I am running cassandra cluster having 10 node and uploading huge tsv[tab separated value] file daily, now I wanna move my project into google bigtable for better performance and low latency .
I installed google cloud big table 3 node cluster ,install hbase plugins on cloud compute server [1 node] , now don't knew how can I start upload these tsv file into bigtable.

below is my tsv format ,
col1 col2 col3 col4 col5 col6 . .
here col1 is primary key and col2 and col3 is cluster key in cassandra table .
now how can i create similar table in bigtable , and what are the methods available for upload tsv file in bigtable.

1

1 Answers

2
votes

In Bigtable, you have one row key. That key is used as a fast look up key. Bigtable stores all data in sorted order based on the row key. Bigtable "columns" need to be added to column families. You configure the column families up front, and you can add random columns/qualifiers when you send a mutation. Here's more info: https://cloud.google.com/bigtable/docs/schema-design.

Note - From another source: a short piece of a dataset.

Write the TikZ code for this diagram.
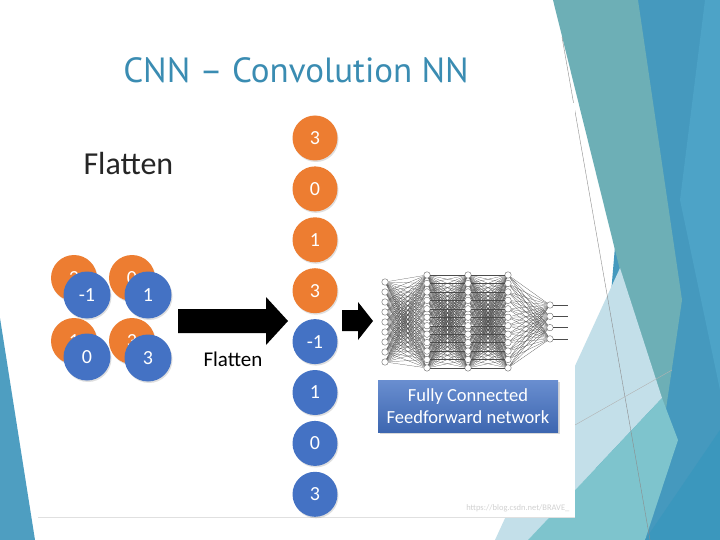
\documentclass[tikz,border=0pt]{standalone}
\usepackage{fontspec}
\setmainfont{Carlito}
\newfontfamily\titlefont{PT Sans}
\usetikzlibrary{shadows}
\definecolor{orng}{HTML}{ED7D31}
\definecolor{blu}{HTML}{4472C4}
\definecolor{ttlblue}{HTML}{3A8CB2}
\definecolor{slteal}{HTML}{6DAFB6}
\definecolor{slblue}{HTML}{4599BE}
\definecolor{slblueb}{HTML}{4DA3C7}
\definecolor{sldark}{HTML}{3B97BD}
\definecolor{sllight}{HTML}{C3DFE9}
\definecolor{slcyan}{HTML}{7EC4CD}
\newcommand{\fsz}[1]{\fontsize{#1}{1.2\dimexpr#1pt\relax}\selectfont}
\begin{document}
\begin{tikzpicture}[x=1pt,y=-1pt,font=\fsz{20},
	orb/.style={circle,minimum size=45pt,inner sep=0pt,text=white,font=\fsz{20},
		drop shadow={opacity=0.25,shadow xshift=1pt,shadow yshift=-1.5pt}},
	orng/.style={orb,fill=orng},
	blu/.style={orb,fill=blu},
	neuron/.style={circle,draw=black!65,fill=white,minimum size=6.5pt,inner sep=0pt,line width=0.35pt},
	syn/.style={black!70,line width=0.22pt},
	fcbox/.style={rectangle,minimum width=180pt,minimum height=52pt,align=center,text=white,
		top color=blu!80!white,bottom color=blu!90!black,font=\fsz{18.5},
		drop shadow={opacity=0.3,shadow xshift=1.5pt,shadow yshift=-1.5pt}}]
	% slide background
	\useasboundingbox (0,0) rectangle (720,540);
	\fill[white] (0,0) rectangle (720,540);
	\fill[slblue] (636,0) -- (720,0) -- (720,540) -- (590,540) -- cycle;
	\fill[slblueb] (705,0) -- (720,0) -- (720,390) -- (680,200) -- cycle;
	\fill[slteal] (553,0) -- (638,0) -- (682,300) -- (660,450) -- (620,270) -- cycle;
	\fill[sllight] (620,268) -- (495,540) -- (528,540) -- (662,398) -- cycle;
	\fill[slcyan] (528,540) -- (662,398) -- (678,440) -- (645,540) -- cycle;
	\fill[sldark] (645,540) -- (720,540) -- (720,430) -- cycle;
	\fill[slblue!95!white] (0,318) -- (35,540) -- (0,540) -- cycle;
	\draw[black!45,line width=0.4pt] (562,37) -- (650,540);
	\draw[black!30,line width=0.4pt] (575,425) -- (672,370);
	% picture
	\fill[white] (38,103) rectangle (575,517);
	\draw[black!12] (38,517) -- (575,517);
	\node[text=ttlblue,font=\titlefont\fsz{35}] (ttl) at (296,70) {CNN – Convolution NN};
	\node[anchor=base west,text=black!85,font=\fsz{32}] (hd) at (80,175) {Flatten};
	% 2x2 input
	\node[orng,minimum size=46pt] (o1) at (74,278) {3};
	\node[orng,minimum size=46pt] (o2) at (132,278) {0};
	\node[orng,minimum size=46pt] (o3) at (74,341) {1};
	\node[orng,minimum size=46pt] (o4) at (132,341) {3};
	\node[blu,minimum size=47pt] (b1) at (87,295) {-1};
	\node[blu,minimum size=47pt] (b2) at (148,295) {1};
	\node[blu,minimum size=47pt] (b3) at (87,357) {0};
	\node[blu,minimum size=47pt] (b4) at (148,358) {3};
	\fill[black] (178,309) -- (266,309) -- (266,297) -- (288,321) -- (266,345) -- (266,333) -- (178,333) -- cycle;
	\node[anchor=base west,font=\fsz{21}] (fl) at (200,366) {Flatten};
	% flattened column
	\foreach \v [count=\i] in {3,0,1,3} \node[orng] (f\i) at (315,{138+50.9*(\i-1)}) {\v};
	\foreach \v [count=\i from 5] in {-1,1,0,3} \node[blu] (f\i) at (315,{138+50.9*(\i-1)}) {\v};
	\fill[black] (342,310) -- (358,310) -- (358,302) -- (373,321) -- (358,340) -- (358,331) -- (342,331) -- cycle;
	% network
	\foreach \i in {1,...,9} \node[neuron] (p\i) at (385,{282+10*(\i-1)}) {};
	\foreach \l/\x in {q/427,r/468,s/508}
		\foreach \i in {1,...,12} \node[neuron] (\l\i) at (\x,{275+8.45*(\i-1)}) {};
	\foreach \i in {1,...,4} \node[neuron] (t\i) at (550,{305+11.3*(\i-1)}) {};
	\foreach \i in {1,...,9} \foreach \j in {1,...,12} \draw[syn] (p\i) -- (q\j);
	\foreach \i in {1,...,12} \foreach \j in {1,...,12} \draw[syn] (q\i) -- (r\j) (r\i) -- (s\j);
	\foreach \i in {1,...,12} \foreach \j in {1,...,4} \draw[syn] (s\i) -- (t\j);
	\foreach \i in {1,...,4} {
		\coordinate (u\i) at (568,{305+11.3*(\i-1)});
		\draw[syn] (t\i) -- (u\i);
	}
	\node[fcbox] (fc) at (468,406) {Fully Connected\\Feedforward network};
	\node[anchor=east,text=black!18,font=\fsz{8.5}] (wm) at (573,508) {https://blog.csdn.net/BRAVE\_};
\end{tikzpicture}
\end{document}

You can also use Google Dataflow for importing any type of data: https://cloud.google.com/bigtable/docs/dataflow-hbase. You have to write a small amount of Java code, and Google creates a cluster of machines and executes your code on it. You have a UI to view your progress and logs.

Bigtable is also accessible through an API compatible with hbase. That's allows tools like hbase's import via hadoop to work out of the box: https://cloud.google.com/bigtable/docs/exporting-importing

My preference has been Dataflow.